A Teatro Interrompido e o Coletivo Nhandereguá – que se colocam não apenas como atuantes, mas Nhe’e Moĩ porãa, “guardiões das palavras-alma” do Guarani Nhandeva –  constroem, então, a estrutura deste contrateatro a partir da dramaturgia de Luz Bárbara, indígena Kariri, e da perspectiva do desencontro, como nomeado pelo escritor Tapuia Kaka Werá, da chegada da colonização portuguesa. No artigo já citado neste texto, Nyn se questiona se “é possývel utylyzar o Teatro como ferramenta antyetnocýda e antygenocyda, o ynverso do que hystóriycamente ele fez nessas terras”, e no contrateatro de Ma’é Yyramõi é precisamente este o ponto.

Ainda que não se trate de pensamento necessariamente inédito, essa utilização do teatro dentro das circunstâncias desta criação carrega consigo singularidades. Há alguns anos se pode verificar uma interessante efervescência na cena teatral das questões indígenas (entre tantas outras narrativas dissidentes dentro das ordens normativas da sociedade contemporânea); no mesmo Teatro e os povos indígenas, janelas abertas para a possibilidade pode-se ler, dentro do artigo de Zahy Tentehar, relato da atriz em torno de sua participação em Macunaíma: uma rapsódia musical (2019, direção de Bia Lessa).

Tomando a atriz como exemplo, ela também esteve presente em encenações da mundana companhia, além de participar, em vídeo, de Hip-Hop Blues: espólio das águas, do Núcleo Bartolomeu de Depoimentos e recentemente estar em cartaz no Theatro Municipal de São Paulo com a ópera O Guarani (2023, concepção geral de Ailton Krenak e direção cênica de Cibele Forjaz). Além da artista, há uma série de outras obras e iniciativas que poderiam ser citadas, de dimensões diversas – desde Os Um e Os Outros (2019, Cia. Livre e Cia Oito Nova Dança) até amazonias – ver a mata que te vê (2022, projeto do Sesc São Paulo) -, e todas, a seu modo, relevantes e fundamentais para que se possa pensar em um projeto de país antigenocida – até porque, como pergunta Nyn em seu Manyfesto Potyguês (que antecede O teatro como contracolonyzação), será que “é possývel demarcar terrytóryos fýsycos sem demarcar ymagynáryos? A mente é um terrytoryo. O YMAGYNÁRYO é terra”.

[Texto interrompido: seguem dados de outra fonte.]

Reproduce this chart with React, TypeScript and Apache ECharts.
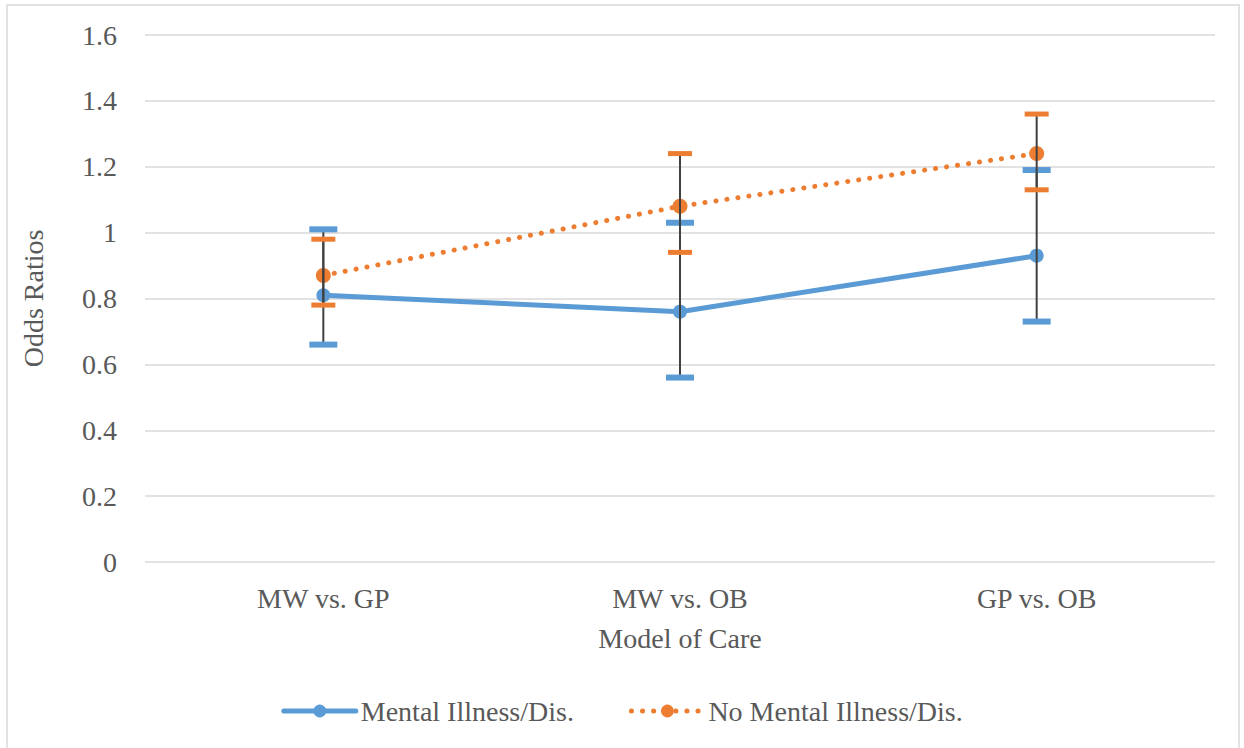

A singularidade de Ma’é Yyramõi reside precisamente no que Nyn chama de deformação do teatro; é uma inversão na perspectiva de integração das questões indígenas dentro do que se estabelece enquanto teatro contemporâneo, uma simultaneidade na lida com o imaginário do território e o território do imaginário – em todas as contradições e desafios que emergem disso. De algum modo, resulta visível na encenação algo do que permeou o longo processo como um todo: esse fazer-se ser Nhe’e Moĩ porãa, o encontrar dessas palavras-alma a serem ditas, das histórias a serem contadas; das tradições a serem inventadas. Do contracontar origens.

Pois se há uma origem histórica do teatro brasileiro vinculada ao prisma da catequese e, por consequência, da colonização, esse contrateatro contracolonial deve fazer ver uma outra possibilidade; uma origem que veio antes, mesmo que criada depois. Uma temporalidade contralinear opera dentro da dramaturgia de Ma’é Yyramõi, o que é facilmente verificado nas espirais que organizam os acontecimentos da narrativa. 

Nyn anuncia que na obra, contam “através da autofycção, do documental e das escrytas de sy, como era o velho novo mundo”. Nessa “ficção nativa sobre a etnogênese do povo Tupi Guarani” (como aponta a sinopse do trabalho), cabem homenagens que ao mesmo tempo são celebrações e subversões: na narrativa, Tatatī Djary dá a luz a Awa Porangawa Dju. Na vida real, seria como se uma neta parisse o próprio avô. É uma camada acessível apenas aos que conhecem as histórias de vida da população da T.I. Piaçaguera – que, pode-se pensar, são o público alvo deste acontecimento cênico, especialmente nesses primeiros momentos. Ao mesmo tempo, é possível ler nessa escolha a possibilidade inventiva e transformadora de fazer nascer do futuro aquilo que veio antes; um futuro ancestral.

Assim, Ma’é Yyramõi evoca a realidade imediata e passados longínquos em sua travessia do Peabiru, contracontando o desencontro em sua encenação espiralar, organizada em um espaço (inevitavelmente) circular na areia, recortada por lasers e grafismos que brilham na luz negra, cantado em tupi guarani e, por enquanto, narrado em português. Fazer nascer uma tradição não é ato que se dá de imediato; a Teatro Interrompido e o Coletivo Nhandereguá apontam para o desejo de apresentar MAR À VISTA anualmente – do mesmo modo que os autos do desencontro se dão – e, a cada vez, ouvir menos a língua do colonizador e mais a nativa. Diferente de ondas que podem surgir e quebrar a todo instante, aqui o que corre é o tempo e a insistência das marés: na vazante, o espanto; na enchente, a retomada.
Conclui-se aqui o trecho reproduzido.